Duration: 16' 00" Year: 2006
for string quartet and taonga puoro

  • Programme Note

    Puhake ki te rangi, which translates as spouting to the skies is a celebration of whales, and was written late in 2006 for the New Zealand String Quartet and Richard Nunns as a project undertaken while I was the CNZ/NZSM composer-in-residence, living in the Lilburn House in Wellington.


    Although one section is based on a transcription of whale song, there is no programme to the piece – no confrontation with humanity, for instance. The guiding principles were the extreme range of whale song, the changing patterns of their song, and the image, given to me by the late Tungia Baker, of a whale in Campbell Island waters allowing seal pups at play to slide down her flanks over and over again until, tiring of the game, she flipped them gently away.

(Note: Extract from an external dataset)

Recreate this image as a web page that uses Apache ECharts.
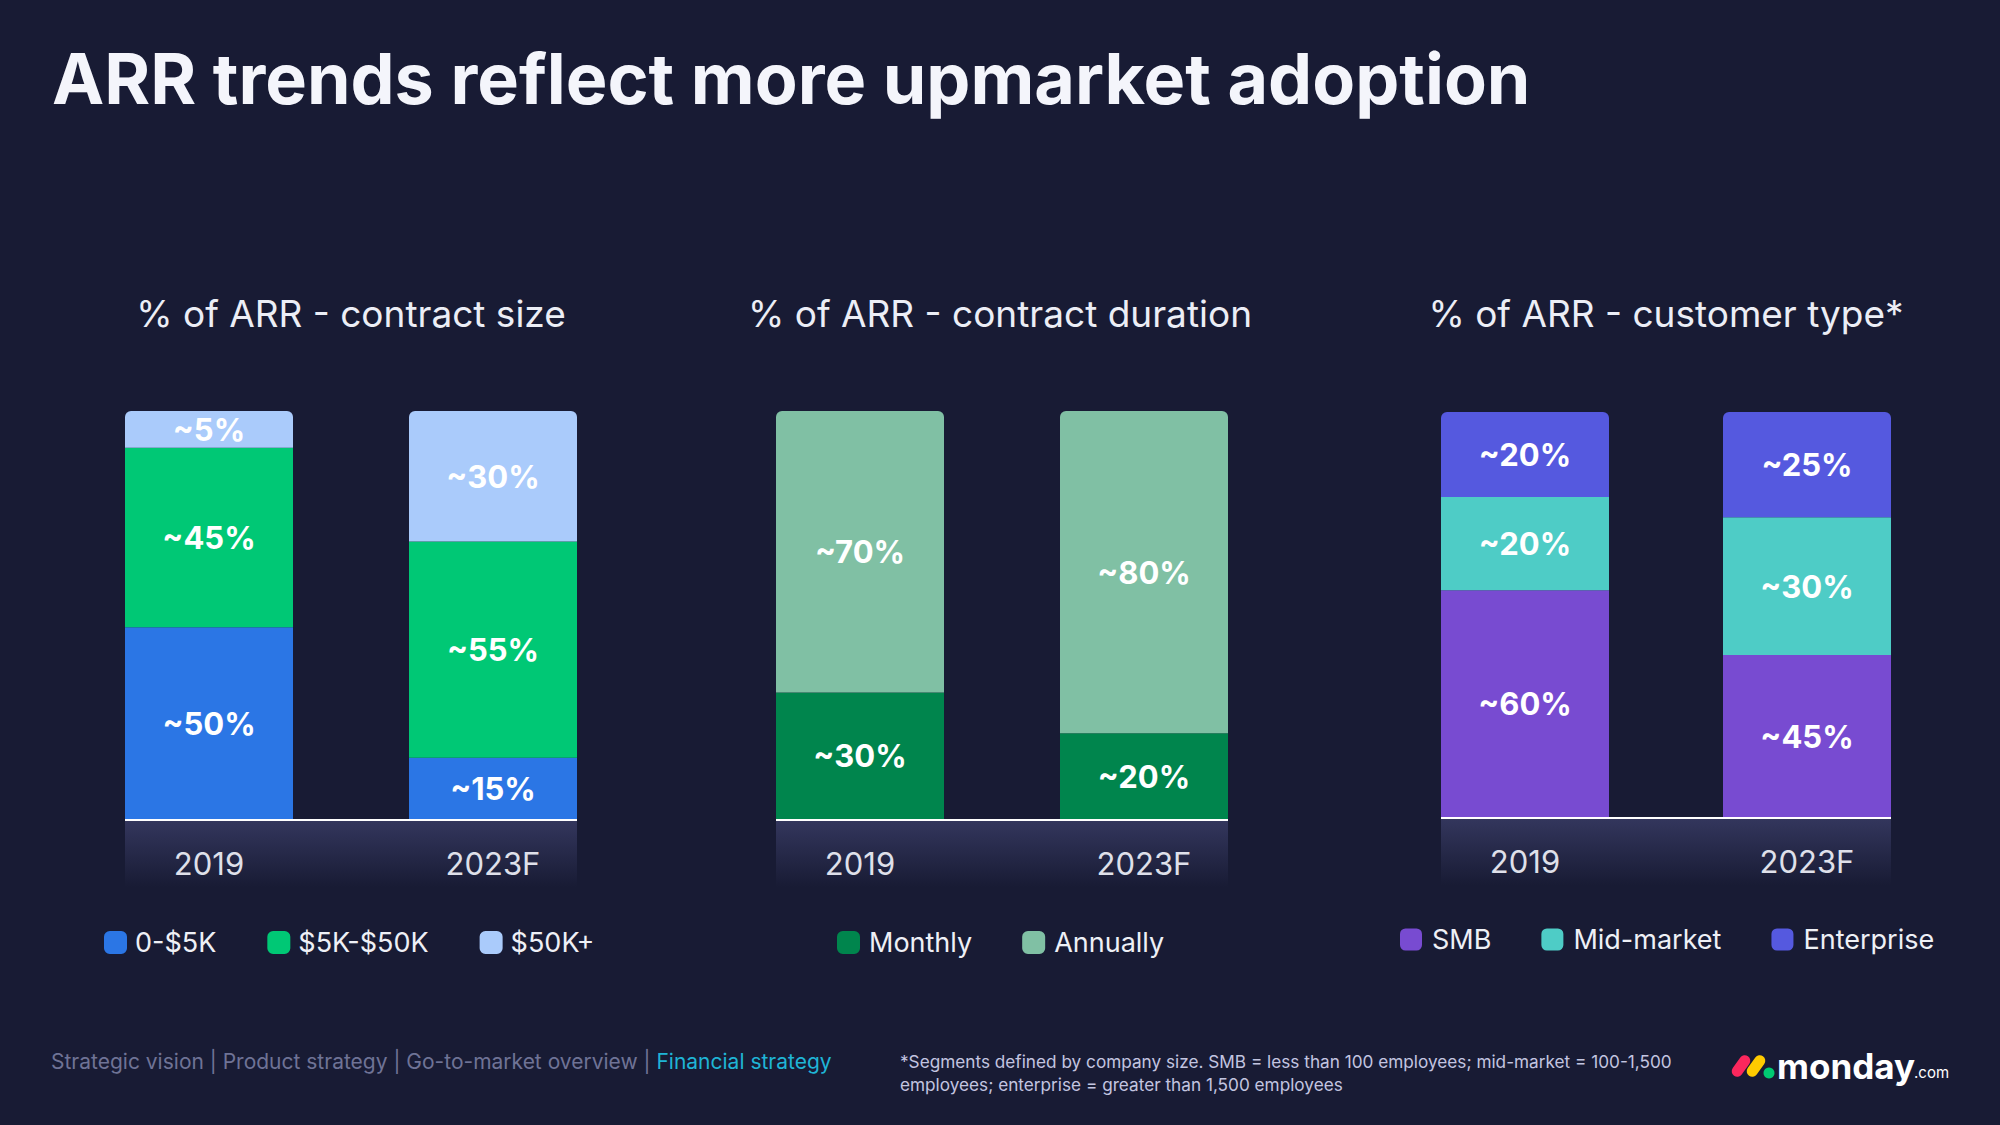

    The taonga puoro (Maori instruments) used in this piece are all made from whale bone or the bone from the albatross, the whale’s avian counterpart. In the order they are played, the taonga are, the percussive tumutumu, made from the jaw of a pilot whale washed up on Farewell Spit, a karanga manu (bird caller) made from an orca tooth, two nguru (flutes) made from the teeth of sperm whales that stranded one in Tory channel and one at Paekakariki, two putorino koiwi toroa (instruments made here from albatross bones, which have two different voices, being played as flute or trumpet), made here from the wingbones of a wandering albatross from the sub-Antarctic islands and a young royal albatross from the Chatham Islands, a nguru made from the cochlea of a hump-backed whale and finally a putorino koiwi toroa, especially made for this piece from the rib of a right whale that beached at Cable Bay. Members of the Quartet play percussive instruments – whalebone tumutumu and tokere (castanets). All these instruments were made by Brian Flintoff.


    In the score, the taonga puoro sections are improvised; mostly the quartet parts are notated, but sometimes the players are required to improvise.